Task. Copy exactly, leaving out every image, the lines from the one with "Recreate this image" through the one with "400000000, 480000000, 560000000];", inclusive.

-- Begin Dataset excerpts --

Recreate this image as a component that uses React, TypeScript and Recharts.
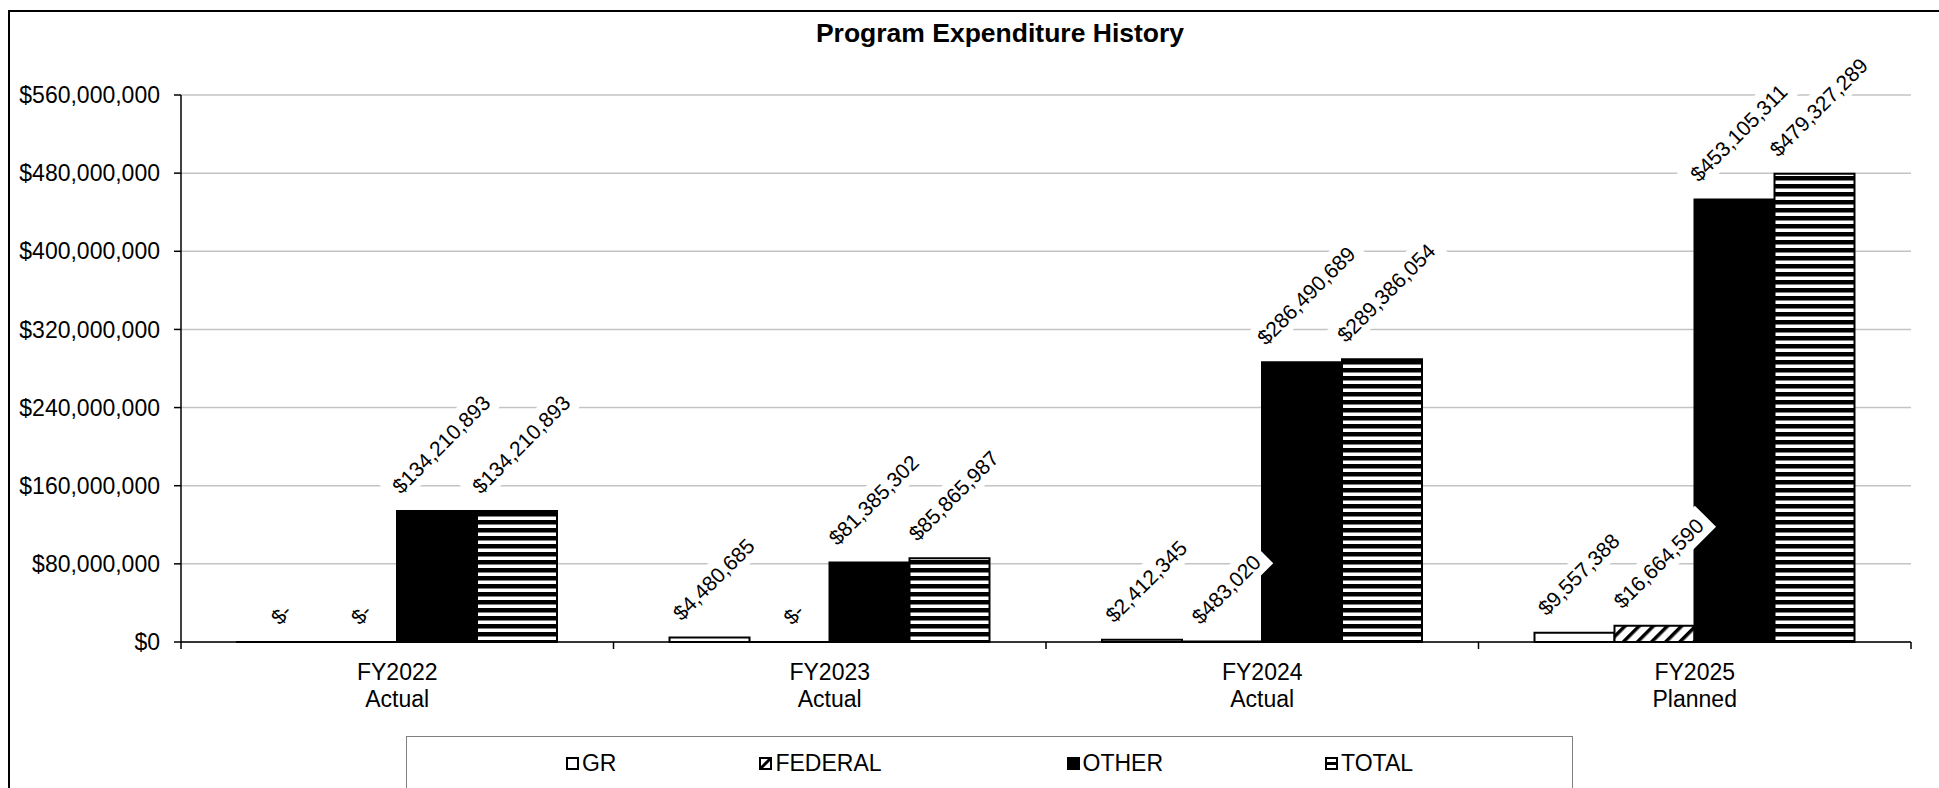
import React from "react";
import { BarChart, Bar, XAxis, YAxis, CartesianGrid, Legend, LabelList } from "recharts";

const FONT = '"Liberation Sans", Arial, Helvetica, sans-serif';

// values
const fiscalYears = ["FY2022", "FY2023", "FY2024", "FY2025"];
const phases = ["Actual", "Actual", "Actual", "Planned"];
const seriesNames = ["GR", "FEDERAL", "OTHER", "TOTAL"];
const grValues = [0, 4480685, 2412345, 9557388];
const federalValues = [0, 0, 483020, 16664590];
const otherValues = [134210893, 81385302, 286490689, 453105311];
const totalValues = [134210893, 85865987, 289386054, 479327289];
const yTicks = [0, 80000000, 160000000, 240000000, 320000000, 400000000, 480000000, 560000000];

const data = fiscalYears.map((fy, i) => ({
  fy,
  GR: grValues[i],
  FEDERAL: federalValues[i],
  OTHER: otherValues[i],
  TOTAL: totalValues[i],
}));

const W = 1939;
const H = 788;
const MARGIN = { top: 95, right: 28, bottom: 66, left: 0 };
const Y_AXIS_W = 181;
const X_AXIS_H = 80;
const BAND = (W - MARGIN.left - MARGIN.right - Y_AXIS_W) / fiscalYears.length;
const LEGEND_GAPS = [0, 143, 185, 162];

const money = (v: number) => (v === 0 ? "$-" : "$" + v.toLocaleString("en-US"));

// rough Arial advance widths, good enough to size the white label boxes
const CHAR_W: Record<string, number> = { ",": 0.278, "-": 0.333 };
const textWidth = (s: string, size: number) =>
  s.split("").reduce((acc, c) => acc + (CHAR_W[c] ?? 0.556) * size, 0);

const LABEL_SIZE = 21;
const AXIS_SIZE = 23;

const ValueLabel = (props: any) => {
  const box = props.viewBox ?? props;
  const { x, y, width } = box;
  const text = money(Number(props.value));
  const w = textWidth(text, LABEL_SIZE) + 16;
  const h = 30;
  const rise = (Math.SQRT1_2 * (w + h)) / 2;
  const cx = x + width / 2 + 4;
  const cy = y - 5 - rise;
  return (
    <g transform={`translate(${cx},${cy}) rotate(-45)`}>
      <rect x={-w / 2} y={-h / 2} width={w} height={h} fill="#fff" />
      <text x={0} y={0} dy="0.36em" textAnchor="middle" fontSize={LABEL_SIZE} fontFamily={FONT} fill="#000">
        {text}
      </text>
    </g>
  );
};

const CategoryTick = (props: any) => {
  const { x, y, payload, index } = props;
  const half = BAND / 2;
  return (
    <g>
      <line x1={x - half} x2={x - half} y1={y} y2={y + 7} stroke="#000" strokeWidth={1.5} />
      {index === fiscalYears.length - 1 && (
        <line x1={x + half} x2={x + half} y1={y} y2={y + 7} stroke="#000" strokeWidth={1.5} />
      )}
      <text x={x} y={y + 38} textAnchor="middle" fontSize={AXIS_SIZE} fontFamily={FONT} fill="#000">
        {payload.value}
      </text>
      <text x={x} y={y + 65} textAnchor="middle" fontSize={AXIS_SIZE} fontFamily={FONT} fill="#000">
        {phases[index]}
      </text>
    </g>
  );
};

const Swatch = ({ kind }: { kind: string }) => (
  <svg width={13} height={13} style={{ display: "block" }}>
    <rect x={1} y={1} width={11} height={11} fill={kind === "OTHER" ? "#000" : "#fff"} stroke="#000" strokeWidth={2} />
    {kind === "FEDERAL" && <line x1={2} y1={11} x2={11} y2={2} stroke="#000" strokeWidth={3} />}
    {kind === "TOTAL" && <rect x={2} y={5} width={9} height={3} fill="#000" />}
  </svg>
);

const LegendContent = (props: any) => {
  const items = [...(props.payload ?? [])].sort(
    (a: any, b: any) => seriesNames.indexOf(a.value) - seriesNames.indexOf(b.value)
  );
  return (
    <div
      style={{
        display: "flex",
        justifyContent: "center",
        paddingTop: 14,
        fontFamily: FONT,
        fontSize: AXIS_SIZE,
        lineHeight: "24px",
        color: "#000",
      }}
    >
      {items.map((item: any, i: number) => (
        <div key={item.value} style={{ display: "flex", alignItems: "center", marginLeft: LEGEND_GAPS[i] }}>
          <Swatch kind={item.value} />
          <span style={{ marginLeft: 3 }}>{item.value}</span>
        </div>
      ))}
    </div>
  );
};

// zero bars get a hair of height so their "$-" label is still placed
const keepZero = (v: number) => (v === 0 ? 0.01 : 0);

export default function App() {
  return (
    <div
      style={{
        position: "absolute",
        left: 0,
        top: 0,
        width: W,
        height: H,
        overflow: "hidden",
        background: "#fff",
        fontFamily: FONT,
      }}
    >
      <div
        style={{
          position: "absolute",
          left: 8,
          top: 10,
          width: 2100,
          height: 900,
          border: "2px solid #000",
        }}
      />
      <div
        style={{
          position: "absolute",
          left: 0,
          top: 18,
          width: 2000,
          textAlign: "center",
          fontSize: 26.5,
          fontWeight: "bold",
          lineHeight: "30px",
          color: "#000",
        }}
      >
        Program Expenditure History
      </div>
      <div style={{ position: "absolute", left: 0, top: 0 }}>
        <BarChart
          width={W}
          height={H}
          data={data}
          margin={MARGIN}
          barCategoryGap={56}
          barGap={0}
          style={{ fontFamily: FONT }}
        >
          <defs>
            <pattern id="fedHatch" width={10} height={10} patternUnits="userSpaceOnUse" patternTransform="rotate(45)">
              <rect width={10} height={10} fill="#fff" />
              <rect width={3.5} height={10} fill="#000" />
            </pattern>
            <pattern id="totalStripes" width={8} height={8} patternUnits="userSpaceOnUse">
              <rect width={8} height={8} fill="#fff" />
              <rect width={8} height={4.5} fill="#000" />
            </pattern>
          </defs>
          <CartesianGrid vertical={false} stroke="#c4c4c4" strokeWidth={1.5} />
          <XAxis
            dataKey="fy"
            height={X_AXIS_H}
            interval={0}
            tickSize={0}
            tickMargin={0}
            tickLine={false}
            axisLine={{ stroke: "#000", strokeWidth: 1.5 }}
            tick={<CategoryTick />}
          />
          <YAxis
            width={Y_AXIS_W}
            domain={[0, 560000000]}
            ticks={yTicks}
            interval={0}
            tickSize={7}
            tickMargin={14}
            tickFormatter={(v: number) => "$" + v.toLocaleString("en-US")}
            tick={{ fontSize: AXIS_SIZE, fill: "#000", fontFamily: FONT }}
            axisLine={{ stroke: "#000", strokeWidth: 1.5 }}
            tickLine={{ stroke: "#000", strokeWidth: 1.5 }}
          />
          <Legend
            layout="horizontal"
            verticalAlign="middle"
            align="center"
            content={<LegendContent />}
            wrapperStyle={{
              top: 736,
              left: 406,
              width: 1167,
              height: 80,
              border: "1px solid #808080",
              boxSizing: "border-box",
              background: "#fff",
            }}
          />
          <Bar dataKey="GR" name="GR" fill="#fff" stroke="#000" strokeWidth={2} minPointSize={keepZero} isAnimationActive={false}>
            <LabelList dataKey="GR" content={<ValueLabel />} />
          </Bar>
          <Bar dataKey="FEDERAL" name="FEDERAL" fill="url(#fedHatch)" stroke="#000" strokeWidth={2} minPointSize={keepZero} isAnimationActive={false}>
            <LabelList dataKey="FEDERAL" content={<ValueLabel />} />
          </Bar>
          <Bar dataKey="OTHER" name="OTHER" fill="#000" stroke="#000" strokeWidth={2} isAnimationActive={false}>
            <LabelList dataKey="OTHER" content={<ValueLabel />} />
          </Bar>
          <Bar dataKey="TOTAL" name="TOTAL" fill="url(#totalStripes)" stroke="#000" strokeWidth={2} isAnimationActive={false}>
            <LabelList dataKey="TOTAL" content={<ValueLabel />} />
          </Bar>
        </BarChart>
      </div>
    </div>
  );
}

-- End Dataset excerpts --
-- Begin Dataset excerpts --

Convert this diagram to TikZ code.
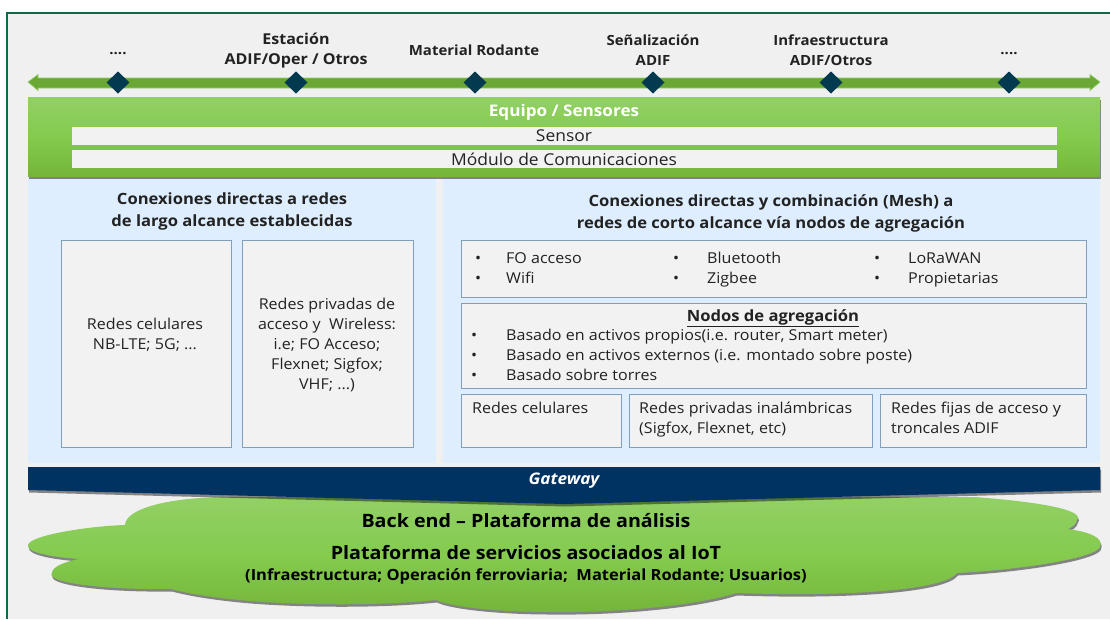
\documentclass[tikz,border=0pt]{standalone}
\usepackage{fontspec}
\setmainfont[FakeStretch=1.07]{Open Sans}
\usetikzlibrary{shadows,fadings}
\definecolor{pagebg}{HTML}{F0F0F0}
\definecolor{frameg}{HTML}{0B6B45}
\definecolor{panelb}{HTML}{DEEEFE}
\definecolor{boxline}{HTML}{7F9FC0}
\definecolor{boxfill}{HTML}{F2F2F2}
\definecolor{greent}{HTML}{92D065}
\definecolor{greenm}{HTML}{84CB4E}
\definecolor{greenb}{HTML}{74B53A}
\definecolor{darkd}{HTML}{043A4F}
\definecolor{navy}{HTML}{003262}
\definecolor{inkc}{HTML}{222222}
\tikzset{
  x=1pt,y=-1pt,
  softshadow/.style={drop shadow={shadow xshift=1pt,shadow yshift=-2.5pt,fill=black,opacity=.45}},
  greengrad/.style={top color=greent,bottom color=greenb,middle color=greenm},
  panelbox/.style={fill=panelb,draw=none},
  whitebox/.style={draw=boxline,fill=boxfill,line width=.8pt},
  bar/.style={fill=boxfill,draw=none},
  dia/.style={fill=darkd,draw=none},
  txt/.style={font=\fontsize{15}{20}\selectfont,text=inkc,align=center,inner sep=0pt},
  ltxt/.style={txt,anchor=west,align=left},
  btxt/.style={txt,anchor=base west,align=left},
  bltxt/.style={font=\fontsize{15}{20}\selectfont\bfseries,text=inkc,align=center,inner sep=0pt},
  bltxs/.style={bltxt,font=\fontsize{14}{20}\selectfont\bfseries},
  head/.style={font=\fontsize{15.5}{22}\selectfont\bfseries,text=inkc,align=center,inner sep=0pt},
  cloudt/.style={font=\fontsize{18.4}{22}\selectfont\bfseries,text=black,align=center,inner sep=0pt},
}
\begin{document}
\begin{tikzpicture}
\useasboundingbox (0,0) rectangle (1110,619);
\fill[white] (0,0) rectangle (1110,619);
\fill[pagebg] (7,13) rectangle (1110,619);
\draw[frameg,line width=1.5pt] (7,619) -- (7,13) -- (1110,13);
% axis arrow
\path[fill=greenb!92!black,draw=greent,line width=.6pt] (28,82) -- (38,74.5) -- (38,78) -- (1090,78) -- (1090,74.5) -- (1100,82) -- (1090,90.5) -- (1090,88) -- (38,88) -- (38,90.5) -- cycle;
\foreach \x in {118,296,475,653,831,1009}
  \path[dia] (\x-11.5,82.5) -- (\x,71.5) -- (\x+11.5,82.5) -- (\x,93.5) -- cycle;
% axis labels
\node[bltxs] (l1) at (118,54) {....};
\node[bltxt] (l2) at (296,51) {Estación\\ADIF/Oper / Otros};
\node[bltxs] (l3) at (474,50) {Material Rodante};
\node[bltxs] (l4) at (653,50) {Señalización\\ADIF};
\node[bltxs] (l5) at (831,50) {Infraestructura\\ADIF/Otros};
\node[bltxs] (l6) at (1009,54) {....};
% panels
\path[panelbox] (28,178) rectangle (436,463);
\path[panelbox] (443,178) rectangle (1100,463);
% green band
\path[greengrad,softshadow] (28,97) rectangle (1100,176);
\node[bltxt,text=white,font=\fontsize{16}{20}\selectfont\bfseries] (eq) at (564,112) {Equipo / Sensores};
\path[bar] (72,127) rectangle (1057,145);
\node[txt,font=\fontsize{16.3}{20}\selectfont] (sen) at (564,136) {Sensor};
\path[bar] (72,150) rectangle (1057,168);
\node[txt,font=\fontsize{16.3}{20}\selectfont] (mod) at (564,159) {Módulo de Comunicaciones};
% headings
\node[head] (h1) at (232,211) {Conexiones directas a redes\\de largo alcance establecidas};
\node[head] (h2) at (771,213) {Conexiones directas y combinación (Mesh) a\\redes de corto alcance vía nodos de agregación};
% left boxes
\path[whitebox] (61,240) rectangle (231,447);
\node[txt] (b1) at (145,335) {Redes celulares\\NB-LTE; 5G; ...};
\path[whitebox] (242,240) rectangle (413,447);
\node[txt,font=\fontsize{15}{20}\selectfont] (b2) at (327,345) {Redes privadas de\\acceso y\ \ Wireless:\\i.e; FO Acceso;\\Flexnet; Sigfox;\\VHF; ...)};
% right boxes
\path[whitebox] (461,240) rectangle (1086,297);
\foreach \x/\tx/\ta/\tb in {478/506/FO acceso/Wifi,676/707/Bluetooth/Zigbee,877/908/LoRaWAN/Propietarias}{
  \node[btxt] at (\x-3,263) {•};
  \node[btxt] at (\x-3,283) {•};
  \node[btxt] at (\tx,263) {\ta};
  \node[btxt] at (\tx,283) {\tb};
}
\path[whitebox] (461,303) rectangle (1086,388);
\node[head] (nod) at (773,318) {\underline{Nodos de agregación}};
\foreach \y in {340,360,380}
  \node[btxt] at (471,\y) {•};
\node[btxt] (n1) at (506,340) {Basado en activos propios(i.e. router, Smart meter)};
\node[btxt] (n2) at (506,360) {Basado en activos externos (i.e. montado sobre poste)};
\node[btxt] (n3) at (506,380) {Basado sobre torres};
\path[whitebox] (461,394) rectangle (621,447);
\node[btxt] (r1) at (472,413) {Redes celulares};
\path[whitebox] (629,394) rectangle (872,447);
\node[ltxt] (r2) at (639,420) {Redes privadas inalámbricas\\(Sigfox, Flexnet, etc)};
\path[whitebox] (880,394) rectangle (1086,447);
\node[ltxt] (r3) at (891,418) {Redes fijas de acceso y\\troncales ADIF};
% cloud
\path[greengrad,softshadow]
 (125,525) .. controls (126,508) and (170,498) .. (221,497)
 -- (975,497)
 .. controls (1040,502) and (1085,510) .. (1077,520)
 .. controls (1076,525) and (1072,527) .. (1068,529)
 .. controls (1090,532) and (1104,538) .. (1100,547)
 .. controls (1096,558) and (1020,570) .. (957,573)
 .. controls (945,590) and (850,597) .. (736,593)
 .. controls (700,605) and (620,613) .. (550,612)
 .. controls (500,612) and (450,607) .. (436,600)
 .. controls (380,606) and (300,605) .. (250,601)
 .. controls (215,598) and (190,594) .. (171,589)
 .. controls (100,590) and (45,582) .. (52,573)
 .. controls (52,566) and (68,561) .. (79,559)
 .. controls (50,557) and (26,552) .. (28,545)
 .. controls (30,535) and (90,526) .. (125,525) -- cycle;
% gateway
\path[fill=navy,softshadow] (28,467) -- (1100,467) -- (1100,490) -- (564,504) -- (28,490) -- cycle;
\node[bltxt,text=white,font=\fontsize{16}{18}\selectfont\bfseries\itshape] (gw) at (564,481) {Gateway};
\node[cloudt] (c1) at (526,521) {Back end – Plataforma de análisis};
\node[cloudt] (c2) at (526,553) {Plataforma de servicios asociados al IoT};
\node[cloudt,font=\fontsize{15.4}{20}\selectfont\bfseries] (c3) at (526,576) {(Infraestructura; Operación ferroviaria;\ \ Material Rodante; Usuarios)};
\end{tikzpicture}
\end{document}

-- End Dataset excerpts --

Task response.
Recreate this image as a component that uses React, TypeScript and Recharts.
import React from "react";
import { BarChart, Bar, XAxis, YAxis, CartesianGrid, Legend, LabelList } from "recharts";

const FONT = '"Liberation Sans", Arial, Helvetica, sans-serif';

// values
const fiscalYears = ["FY2022", "FY2023", "FY2024", "FY2025"];
const phases = ["Actual", "Actual", "Actual", "Planned"];
const seriesNames = ["GR", "FEDERAL", "OTHER", "TOTAL"];
const grValues = [0, 4480685, 2412345, 9557388];
const federalValues = [0, 0, 483020, 16664590];
const otherValues = [134210893, 81385302, 286490689, 453105311];
const totalValues = [134210893, 85865987, 289386054, 479327289];
const yTicks = [0, 80000000, 160000000, 240000000, 320000000, 400000000, 480000000, 560000000];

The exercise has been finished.